Task directions:
Copy every record below exactly as written, but leave out the pictures.

+++

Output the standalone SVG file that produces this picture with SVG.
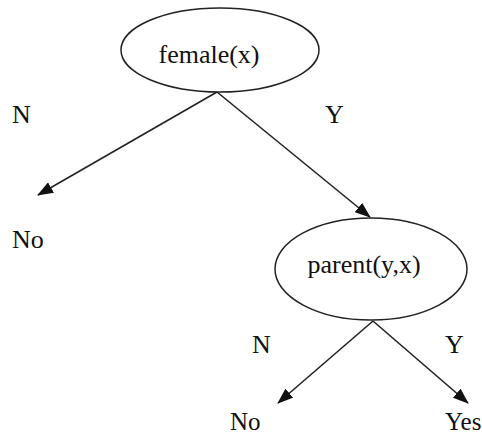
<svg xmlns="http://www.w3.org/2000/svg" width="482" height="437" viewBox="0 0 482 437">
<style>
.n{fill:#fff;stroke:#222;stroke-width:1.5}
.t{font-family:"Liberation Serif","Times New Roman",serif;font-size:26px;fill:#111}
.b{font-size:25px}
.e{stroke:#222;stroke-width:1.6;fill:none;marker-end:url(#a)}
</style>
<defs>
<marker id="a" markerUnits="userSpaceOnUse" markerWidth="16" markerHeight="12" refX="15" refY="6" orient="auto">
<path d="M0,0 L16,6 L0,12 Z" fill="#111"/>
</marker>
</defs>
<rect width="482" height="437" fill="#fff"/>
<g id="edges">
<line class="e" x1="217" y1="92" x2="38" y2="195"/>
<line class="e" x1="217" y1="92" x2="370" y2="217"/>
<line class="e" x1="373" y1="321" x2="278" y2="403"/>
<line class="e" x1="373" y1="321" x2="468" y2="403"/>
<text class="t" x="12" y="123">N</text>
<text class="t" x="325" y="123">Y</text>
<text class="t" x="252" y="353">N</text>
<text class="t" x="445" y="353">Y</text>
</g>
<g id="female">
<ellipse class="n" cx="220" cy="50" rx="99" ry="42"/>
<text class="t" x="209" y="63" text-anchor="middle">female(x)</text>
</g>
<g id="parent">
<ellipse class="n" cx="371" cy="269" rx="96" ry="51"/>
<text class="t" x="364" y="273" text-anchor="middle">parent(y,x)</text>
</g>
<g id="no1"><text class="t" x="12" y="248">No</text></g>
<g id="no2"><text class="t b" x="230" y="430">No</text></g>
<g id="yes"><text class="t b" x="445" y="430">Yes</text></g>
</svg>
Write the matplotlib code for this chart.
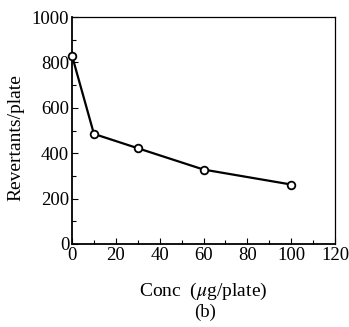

+++

Reply:
Output the standalone SVG file that produces this picture with SVG.
<svg xmlns="http://www.w3.org/2000/svg" width="482" height="437" viewBox="0 0 482 437">
<style>
.n{fill:#fff;stroke:#222;stroke-width:1.5}
.t{font-family:"Liberation Serif","Times New Roman",serif;font-size:26px;fill:#111}
.b{font-size:25px}
.e{stroke:#222;stroke-width:1.6;fill:none;marker-end:url(#a)}
</style>
<defs>
<marker id="a" markerUnits="userSpaceOnUse" markerWidth="16" markerHeight="12" refX="15" refY="6" orient="auto">
<path d="M0,0 L16,6 L0,12 Z" fill="#111"/>
</marker>
</defs>
<rect width="482" height="437" fill="#fff"/>
<g id="edges">
<line class="e" x1="217" y1="92" x2="38" y2="195"/>
<line class="e" x1="217" y1="92" x2="370" y2="217"/>
<line class="e" x1="373" y1="321" x2="278" y2="403"/>
<line class="e" x1="373" y1="321" x2="468" y2="403"/>
<text class="t" x="12" y="123">N</text>
<text class="t" x="325" y="123">Y</text>
<text class="t" x="252" y="353">N</text>
<text class="t" x="445" y="353">Y</text>
</g>
<g id="female">
<ellipse class="n" cx="220" cy="50" rx="99" ry="42"/>
<text class="t" x="209" y="63" text-anchor="middle">female(x)</text>
</g>
<g id="parent">
<ellipse class="n" cx="371" cy="269" rx="96" ry="51"/>
<text class="t" x="364" y="273" text-anchor="middle">parent(y,x)</text>
</g>
<g id="no1"><text class="t" x="12" y="248">No</text></g>
<g id="no2"><text class="t b" x="230" y="430">No</text></g>
<g id="yes"><text class="t b" x="445" y="430">Yes</text></g>
</svg>
Write the matplotlib code for this chart.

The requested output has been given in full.